Opinion
55603.
ARGUED APRIL 10, 1978.
DECIDED JUNE 15, 1978.
Action on note. Fulton State Court. Before Judge Bradford.
Kirby G. Bailey, for appellant.
Leon L. Rice, III, Charles M. Hall, for appellees.
This is a suit on a sales contract. In 1969, plaintiff obtained a default judgment against defendants. Subsequently, in 1976, plaintiff in an effort to seek satisfaction of its judgment brought a garnishment suit and obtained judgment against Scott Vending Co., the garnishee. In 1977, the trial court set aside the judgments, finding that the original judgment against defendant was void because of defective service of process. The court then dismissed plaintiff's original complaint and the garnishment, reciting in its order that the debt of defendants has been discharged in bankruptcy. Plaintiff appeals. Held:
1. Our statute specifically states and the cases have consistently held that a judgment which is void for lack of jurisdiction of the person may be attacked at any time. CPA § 60 (f) (Code Ann. § 81A-160 (f); Womble v. Commercial Credit Corp., 231 Ga. 569 ( 203 S.E.2d 204). The equitable doctrine of laches is inapplicable as this was not a complaint in equity. Further, a default judgment entered against a party in a suit where there was no valid service of process is void, notwithstanding evidence that the defendant had actual knowledge of the suit. Holloway v. Frey, 130 Ga. App. 224 ( 202 S.E.2d 845).

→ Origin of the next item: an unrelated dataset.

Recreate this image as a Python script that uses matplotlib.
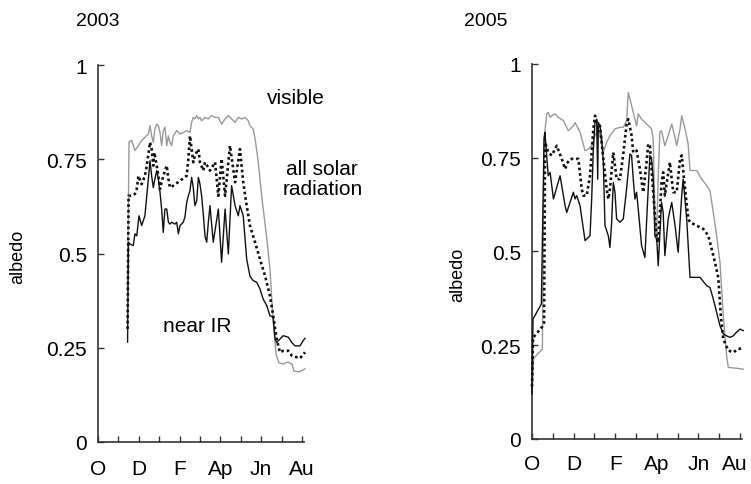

2. Plaintiff contests the standing of the garnishee to attack the original judgment. The judgment against the defendants was void from its inception because they were not properly served with process. Therefore, the subsequent judgment against garnishee based on this void judgment was not valid. Focht v. American Cas. Co., 103 Ga. App. 138 ( 118 S.E.2d 737). Thus the garnishee had standing to participate with defendants in this action. Under CPA § 60 (a) (Code Ann. § 81A-160 (a)), anyone who has a material interest in the validity of a judgment may attack the judgment in any court in any proceeding provided that the judgment is void on its face. Barnes v. Continental Ins. Co., 231 Ga. 246 ( 201 S.E.2d 150).
Judgment affirmed. Shulman and Birdsong, JJ., concur.